→ What you should do
Give an exact transcription of every line, dropping the images.
#### Data excerpt
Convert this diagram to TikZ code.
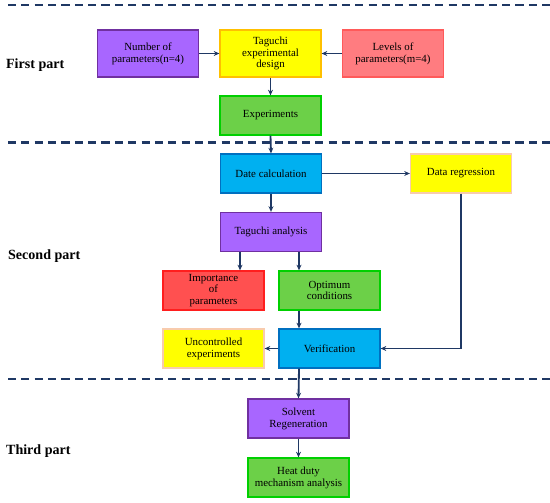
\documentclass[tikz,border=0pt]{standalone}
\usepackage{fontspec}
\setmainfont{Liberation Serif}
\usetikzlibrary{arrows.meta,positioning,calc}
\definecolor{NavyLine}   {RGB}{ 31, 56,100}
\definecolor{BoxPurple}  {RGB}{168,102,255}
\definecolor{EdgePurple} {RGB}{112, 48,160}
\definecolor{BoxYellow}  {RGB}{255,255,  0}
\definecolor{EdgeOrange} {RGB}{255,192,  0}
\definecolor{EdgePeach}  {RGB}{248,203,173}
\definecolor{BoxSalmon}  {RGB}{255,124,128}
\definecolor{EdgeSalmon} {RGB}{255, 90, 90}
\definecolor{BoxGreen}   {RGB}{108,208, 72}
\definecolor{EdgeGreen}  {RGB}{  0,208,  0}
\definecolor{BoxBlue}    {RGB}{  0,176,240}
\definecolor{EdgeBlue}   {RGB}{  0,112,192}
\definecolor{BoxRed}     {RGB}{255, 80, 80}
\definecolor{EdgeRed}    {RGB}{255, 30, 30}
\tikzset{
  %% 流程方框
  tbox/.style={rectangle,line width=1.8pt,
               minimum width=5.05cm,minimum height=1.95cm,inner sep=1pt,
               font=\fontsize{15.5}{16.8}\selectfont,align=center},
  tallbox/.style={tbox,minimum height=2.35cm},
  pbox/.style={tbox,draw=EdgePurple,fill=BoxPurple},
  ybox/.style={tbox,draw=EdgePeach,fill=BoxYellow},
  sbox/.style={tbox,draw=EdgeSalmon,fill=BoxSalmon},
  gbox/.style={tbox,draw=EdgeGreen,fill=BoxGreen},
  bbox/.style={tbox,draw=EdgeBlue,fill=BoxBlue},
  rbox/.style={tbox,draw=EdgeRed,fill=BoxRed},
  %% 分区标题
  partlbl/.style={anchor=west,inner sep=0pt,
                  font=\fontsize{20}{24}\selectfont\bfseries},
  %% 箭头与分隔线
  flarr/.style={-{Stealth[length=8pt,width=7pt]},line width=2.6pt,color=NavyLine},
  sepline/.style={line width=3pt,color=NavyLine,dash pattern=on 11.5pt off 7.5pt},
}
\begin{document}
\begin{tikzpicture}[x=0.05cm,y=-0.05cm]
        \useasboundingbox (0,0) rectangle (550,503);
        %% 分隔线
        \coordinate (S1a) at (8,5);   \coordinate (S1b) at (550,5);
        \coordinate (S2a) at (8,142.5); \coordinate (S2b) at (550,142.5);
        \coordinate (S3a) at (8,379); \coordinate (S3b) at (550,379);
        \draw[sepline] (S1a) -- (S1b);
        \draw[sepline] (S2a) -- (S2b);
        \draw[sepline] (S3a) -- (S3b);

        \node[partlbl] (P1) at (6,65)  {First part};
        \node[partlbl] (P2) at (8,256) {Second part};
        \node[partlbl] (P3) at (6,451) {Third part};

        %% First part
        \node[pbox,tallbox] (NUM) at (148,53.5) {Number of\\parameters(n=4)};
        \node[ybox,tallbox,draw=EdgeOrange] (DES) at (270.5,53.5)
              {Taguchi\\experimental\\design};
        \node[sbox,tallbox] (LEV) at (393,53.5) {Levels of\\parameters(m=4)};
        \node[gbox] (EXP) at (270.5,115.5) {Experiments};

        %% Second part
        \node[bbox] (CAL) at (271,173.5) {Date calculation};
        \node[ybox] (REG) at (461,173.5) {Data regression};
        \node[pbox] (ANA) at (271,232)   {Taguchi analysis};
        \node[rbox] (IMP) at (213.5,290.5) {Importance\\of\\parameters};
        \node[gbox] (OPT) at (329.5,290.5) {Optimum\\conditions};
        \node[ybox] (UNC) at (213.5,348.5) {Uncontrolled\\experiments};
        \node[bbox] (VER) at (329.5,348.5) {Verification};

        %% Third part
        \node[pbox] (SOL) at (298.5,418.5) {Solvent\\Regeneration};
        \node[gbox] (HEAT) at (298.5,477.5) {Heat duty\\mechanism analysis};

        \draw[flarr] (NUM.east) -- (DES.west);
        \draw[flarr] (LEV.west) -- (DES.east);
        \draw[flarr] (DES.south) -- (EXP.north);
        \draw[flarr] (EXP.south) -- (CAL.north);
        \draw[flarr] (CAL.east) -- (REG.west);
        \draw[flarr] (CAL.south) -- (ANA.north);
        \draw[flarr] ([xshift=1.325cm]IMP.north |- ANA.south) -- ([xshift=1.325cm]IMP.north);
        \draw[flarr] ([xshift=-1.525cm]OPT.north |- ANA.south) -- ([xshift=-1.525cm]OPT.north);
        \draw[flarr] ([xshift=-1.525cm]OPT.south) -- ([xshift=-1.525cm]VER.north);
        \draw[flarr] (REG.south) |- (VER.east);
        \draw[flarr] (VER.west) -- (UNC.east);
        \draw[flarr] ([xshift=-1.525cm]VER.south) -- (SOL.north);
        \draw[flarr] (SOL.south) -- (HEAT.north);
      \end{tikzpicture}
\end{document}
########
→ Response
Convert this diagram to TikZ code.
\documentclass[tikz,border=0pt]{standalone}
\usepackage{fontspec}
\setmainfont{Liberation Serif}
\usetikzlibrary{arrows.meta,positioning,calc}
\definecolor{NavyLine}   {RGB}{ 31, 56,100}
\definecolor{BoxPurple}  {RGB}{168,102,255}
\definecolor{EdgePurple} {RGB}{112, 48,160}
\definecolor{BoxYellow}  {RGB}{255,255,  0}
\definecolor{EdgeOrange} {RGB}{255,192,  0}
\definecolor{EdgePeach}  {RGB}{248,203,173}
\definecolor{BoxSalmon}  {RGB}{255,124,128}
\definecolor{EdgeSalmon} {RGB}{255, 90, 90}
\definecolor{BoxGreen}   {RGB}{108,208, 72}
\definecolor{EdgeGreen}  {RGB}{  0,208,  0}
\definecolor{BoxBlue}    {RGB}{  0,176,240}
\definecolor{EdgeBlue}   {RGB}{  0,112,192}
\definecolor{BoxRed}     {RGB}{255, 80, 80}
\definecolor{EdgeRed}    {RGB}{255, 30, 30}
\tikzset{
  %% 流程方框
  tbox/.style={rectangle,line width=1.8pt,
               minimum width=5.05cm,minimum height=1.95cm,inner sep=1pt,
               font=\fontsize{15.5}{16.8}\selectfont,align=center},
  tallbox/.style={tbox,minimum height=2.35cm},
  pbox/.style={tbox,draw=EdgePurple,fill=BoxPurple},
  ybox/.style={tbox,draw=EdgePeach,fill=BoxYellow},
  sbox/.style={tbox,draw=EdgeSalmon,fill=BoxSalmon},
  gbox/.style={tbox,draw=EdgeGreen,fill=BoxGreen},
  bbox/.style={tbox,draw=EdgeBlue,fill=BoxBlue},
  rbox/.style={tbox,draw=EdgeRed,fill=BoxRed},
  %% 分区标题
  partlbl/.style={anchor=west,inner sep=0pt,
                  font=\fontsize{20}{24}\selectfont\bfseries},
  %% 箭头与分隔线
  flarr/.style={-{Stealth[length=8pt,width=7pt]},line width=2.6pt,color=NavyLine},
  sepline/.style={line width=3pt,color=NavyLine,dash pattern=on 11.5pt off 7.5pt},
}
\begin{document}
\begin{tikzpicture}[x=0.05cm,y=-0.05cm]
        \useasboundingbox (0,0) rectangle (550,503);
        %% 分隔线
        \coordinate (S1a) at (8,5);   \coordinate (S1b) at (550,5);
        \coordinate (S2a) at (8,142.5); \coordinate (S2b) at (550,142.5);
        \coordinate (S3a) at (8,379); \coordinate (S3b) at (550,379);
        \draw[sepline] (S1a) -- (S1b);
        \draw[sepline] (S2a) -- (S2b);
        \draw[sepline] (S3a) -- (S3b);

        \node[partlbl] (P1) at (6,65)  {First part};
        \node[partlbl] (P2) at (8,256) {Second part};
        \node[partlbl] (P3) at (6,451) {Third part};

        %% First part
        \node[pbox,tallbox] (NUM) at (148,53.5) {Number of\\parameters(n=4)};
        \node[ybox,tallbox,draw=EdgeOrange] (DES) at (270.5,53.5)
              {Taguchi\\experimental\\design};
        \node[sbox,tallbox] (LEV) at (393,53.5) {Levels of\\parameters(m=4)};
        \node[gbox] (EXP) at (270.5,115.5) {Experiments};

        %% Second part
        \node[bbox] (CAL) at (271,173.5) {Date calculation};
        \node[ybox] (REG) at (461,173.5) {Data regression};
        \node[pbox] (ANA) at (271,232)   {Taguchi analysis};
        \node[rbox] (IMP) at (213.5,290.5) {Importance\\of\\parameters};
        \node[gbox] (OPT) at (329.5,290.5) {Optimum\\conditions};
        \node[ybox] (UNC) at (213.5,348.5) {Uncontrolled\\experiments};
        \node[bbox] (VER) at (329.5,348.5) {Verification};

        %% Third part
        \node[pbox] (SOL) at (298.5,418.5) {Solvent\\Regeneration};
        \node[gbox] (HEAT) at (298.5,477.5) {Heat duty\\mechanism analysis};

        \draw[flarr] (NUM.east) -- (DES.west);
        \draw[flarr] (LEV.west) -- (DES.east);
        \draw[flarr] (DES.south) -- (EXP.north);
        \draw[flarr] (EXP.south) -- (CAL.north);
        \draw[flarr] (CAL.east) -- (REG.west);
        \draw[flarr] (CAL.south) -- (ANA.north);
        \draw[flarr] ([xshift=1.325cm]IMP.north |- ANA.south) -- ([xshift=1.325cm]IMP.north);
        \draw[flarr] ([xshift=-1.525cm]OPT.north |- ANA.south) -- ([xshift=-1.525cm]OPT.north);
        \draw[flarr] ([xshift=-1.525cm]OPT.south) -- ([xshift=-1.525cm]VER.north);
        \draw[flarr] (REG.south) |- (VER.east);
        \draw[flarr] (VER.west) -- (UNC.east);
        \draw[flarr] ([xshift=-1.525cm]VER.south) -- (SOL.north);
        \draw[flarr] (SOL.south) -- (HEAT.north);
      \end{tikzpicture}
\end{document}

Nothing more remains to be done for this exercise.